• **Provided data**:
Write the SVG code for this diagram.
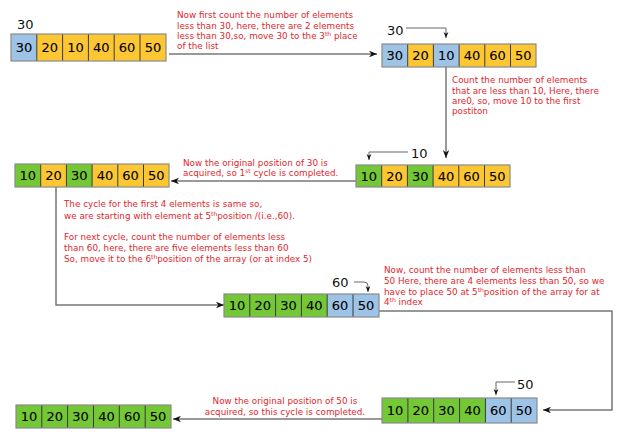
<svg xmlns="http://www.w3.org/2000/svg" width="628" height="448" viewBox="0 0 628 448">
<defs>
<style>
.num{font-family:"DejaVu Sans","Liberation Sans",sans-serif;font-size:13px;fill:#000;stroke:#000;stroke-width:0.1;text-anchor:middle}
.lbl{font-family:"DejaVu Sans","Liberation Sans",sans-serif;font-size:13px;fill:#111}
.note{font-family:"DejaVu Sans","Liberation Sans",sans-serif;font-size:8.8px;fill:#e3262c}
.b{fill:#9dc3e6}
.y{fill:#fdc734}
.g{fill:#74c835}
.div{stroke:#3a3a3a;stroke-width:1}
.out{fill:none;stroke:#8a8a8a;stroke-width:1.2}
.conn{fill:none;stroke:#777;stroke-width:1.5}
.thin{fill:none;stroke:#666;stroke-width:1}
</style>
<marker id="ah" viewBox="0 0 10 10" refX="10" refY="5" markerWidth="8" markerHeight="8" markerUnits="userSpaceOnUse" orient="auto">
<path d="M0,1 L10,5 L0,9 L3,5 z" fill="#111"/>
</marker>
<marker id="ahs" viewBox="0 0 10 10" refX="10" refY="5" markerWidth="6" markerHeight="6" markerUnits="userSpaceOnUse" orient="auto">
<path d="M0,1 L10,5 L0,9 L3,5 z" fill="#111"/>
</marker>
</defs>
<rect width="628" height="448" fill="#fff"/>

<g id="connectors">
<path class="conn" d="M169,54 H377" marker-end="url(#ah)"/>
<path class="conn" d="M446,67 V158" marker-end="url(#ah)"/>
<path class="conn" d="M356,181 H171" marker-end="url(#ah)"/>
<path class="conn" d="M56,187 V305 H224" marker-end="url(#ah)"/>
<path class="conn" d="M379,311 H612 V410 H543" marker-end="url(#ah)"/>
<path class="conn" d="M382,419 H173" marker-end="url(#ah)"/>
<path class="thin" d="M406,28 H446 V38" marker-end="url(#ahs)"/>
<path class="thin" d="M408,152 H369 V160" marker-end="url(#ahs)"/>
<path class="thin" d="M354,282 H364 Q368,282 368,286 V292" marker-end="url(#ahs)"/>
<path class="thin" d="M515,382 H496 V395" marker-end="url(#ahs)"/>
</g>

<g id="array1">
<rect class="b" x="11" y="34" width="25.8" height="27"/>
<rect class="y" x="36.8" y="34" width="129.2" height="27"/>
<path class="div" d="M36.8,34V61M62.6,34V61M88.4,34V61M114.2,34V61M140,34V61"/>
<rect class="out" x="11" y="34" width="155" height="27"/>
<text class="num" y="52"><tspan x="23.9">30</tspan><tspan x="49.7">20</tspan><tspan x="75.5">10</tspan><tspan x="101.3">40</tspan><tspan x="127.1">60</tspan><tspan x="152.9">50</tspan></text>
<text class="lbl" x="17" y="29">30</text>
</g>

<g id="array2">
<rect class="b" x="382" y="44" width="25.7" height="23"/>
<rect class="y" x="407.7" y="44" width="25.7" height="23"/>
<rect class="b" x="433.4" y="44" width="25.7" height="23"/>
<rect class="y" x="459.1" y="44" width="76.9" height="23"/>
<path class="div" d="M407.7,44V67M433.4,44V67M459.1,44V67M484.8,44V67M510.5,44V67"/>
<rect class="out" x="382" y="44" width="154" height="23"/>
<text class="num" y="60"><tspan x="394.8">30</tspan><tspan x="420.5">20</tspan><tspan x="446.2">10</tspan><tspan x="471.9">40</tspan><tspan x="497.6">60</tspan><tspan x="523.3">50</tspan></text>
<text class="lbl" x="387" y="35">30</text>
</g>

<g id="array3">
<rect class="g" x="356" y="165" width="25.7" height="22"/>
<rect class="y" x="381.7" y="165" width="25.7" height="22"/>
<rect class="g" x="407.4" y="165" width="25.7" height="22"/>
<rect class="y" x="433.1" y="165" width="76.9" height="22"/>
<path class="div" d="M381.7,165V187M407.4,165V187M433.1,165V187M458.8,165V187M484.5,165V187"/>
<rect class="out" x="356" y="165" width="154" height="22"/>
<text class="num" y="180.5"><tspan x="368.8">10</tspan><tspan x="394.5">20</tspan><tspan x="420.2">30</tspan><tspan x="445.9">40</tspan><tspan x="471.6">60</tspan><tspan x="497.3">50</tspan></text>
<text class="lbl" x="411" y="158">10</text>
</g>

<g id="array4">
<rect class="g" x="15" y="164" width="25.7" height="23"/>
<rect class="y" x="40.7" y="164" width="25.7" height="23"/>
<rect class="g" x="66.4" y="164" width="25.7" height="23"/>
<rect class="y" x="92.1" y="164" width="76.9" height="23"/>
<path class="div" d="M40.7,164V187M66.4,164V187M92.1,164V187M117.8,164V187M143.5,164V187"/>
<rect class="out" x="15" y="164" width="154" height="23"/>
<text class="num" y="180"><tspan x="27.8">10</tspan><tspan x="53.5">20</tspan><tspan x="79.2">30</tspan><tspan x="104.9">40</tspan><tspan x="130.6">60</tspan><tspan x="156.3">50</tspan></text>
</g>

<g id="array5">
<rect class="g" x="224" y="294" width="103.2" height="23"/>
<rect class="b" x="327.2" y="294" width="51.8" height="23"/>
<path class="div" d="M249.8,294V317M275.6,294V317M301.4,294V317M327.2,294V317M353,294V317"/>
<rect class="out" x="224" y="294" width="155" height="23"/>
<text class="num" y="310"><tspan x="236.9">10</tspan><tspan x="262.7">20</tspan><tspan x="288.5">30</tspan><tspan x="314.3">40</tspan><tspan x="340.1">60</tspan><tspan x="365.9">50</tspan></text>
<text class="lbl" x="332" y="287">60</text>
</g>

<g id="array6">
<rect class="g" x="382" y="398" width="103.4" height="25"/>
<rect class="b" x="485.4" y="398" width="51.6" height="25"/>
<path class="div" d="M407.9,398V423M433.7,398V423M459.6,398V423M485.4,398V423M511.2,398V423"/>
<rect class="out" x="382" y="398" width="155" height="25"/>
<text class="num" y="415"><tspan x="394.9">10</tspan><tspan x="420.8">20</tspan><tspan x="446.6">30</tspan><tspan x="472.5">40</tspan><tspan x="498.3">60</tspan><tspan x="524.1">50</tspan></text>
<text class="lbl" x="517" y="389">50</text>
</g>

<g id="array7">
<rect class="g" x="16" y="405" width="155" height="23"/>
<path class="div" d="M41.8,405V428M67.6,405V428M93.5,405V428M119.3,405V428M145.2,405V428"/>
<rect class="out" x="16" y="405" width="155" height="23"/>
<text class="num" y="421"><tspan x="28.9">10</tspan><tspan x="54.7">20</tspan><tspan x="80.6">30</tspan><tspan x="106.4">40</tspan><tspan x="132.3">60</tspan><tspan x="158.1">50</tspan></text>
</g>

<g id="notes">
<text class="note" x="177" y="18">Now first count the number of elements</text>
<text class="note" x="177" y="28.5">less than 30, here, there are 2 elements</text>
<text class="note" x="177" y="39">less than 30,so, move 30 to the 3<tspan font-size="6" dy="-3">th</tspan><tspan dy="3"> place</tspan></text>
<text class="note" x="177" y="49">of the list</text>

<text class="note" x="452" y="83">Count the number of elements</text>
<text class="note" x="452" y="93.5">that are less than 10, Here, there</text>
<text class="note" x="452" y="103.5">are0, so, move 10 to the first</text>
<text class="note" x="452" y="113.5">postiton</text>

<text class="note" x="183" y="166">Now the original position of 30 is</text>
<text class="note" x="183" y="176">acquired, so 1<tspan font-size="6" dy="-3">st</tspan><tspan dy="3"> cycle is completed.</tspan></text>

<text class="note" x="64" y="207">The cycle for the first 4 elements is same so,</text>
<text class="note" x="64" y="219">we are starting with element at 5<tspan font-size="6" dy="-3">th</tspan><tspan dy="3">position /(i.e.,60).</tspan></text>
<text class="note" x="64" y="240">For next cycle, count the number of elements less</text>
<text class="note" x="64" y="250.5">than 60, here, there are five elements less than 60</text>
<text class="note" x="64" y="261.5">So, move it to the 6<tspan font-size="6" dy="-3">th</tspan><tspan dy="3">position of the array (or at index 5)</tspan></text>

<text class="note" x="384" y="273">Now, count the number of elements less than</text>
<text class="note" x="384" y="283.5">50 Here, there are 4 elements less than 50, so we</text>
<text class="note" x="384" y="294.5">have to place 50 at 5<tspan font-size="6" dy="-3">th</tspan><tspan dy="3">position of the array for at</tspan></text>
<text class="note" x="384" y="305">4<tspan font-size="6" dy="-3">th</tspan><tspan dy="3"> index</tspan></text>

<text class="note" x="285" y="404" text-anchor="middle">Now the original position of 50 is</text>
<text class="note" x="285" y="415" text-anchor="middle">acquired, so this cycle is completed.</text>
</g>
</svg>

• **Written task**:
Where a line of the data holds "this", show that line.

• **The reply**:
Write the SVG code for this diagram.
<text class="note" x="285" y="415" text-anchor="middle">acquired, so this cycle is completed.</text>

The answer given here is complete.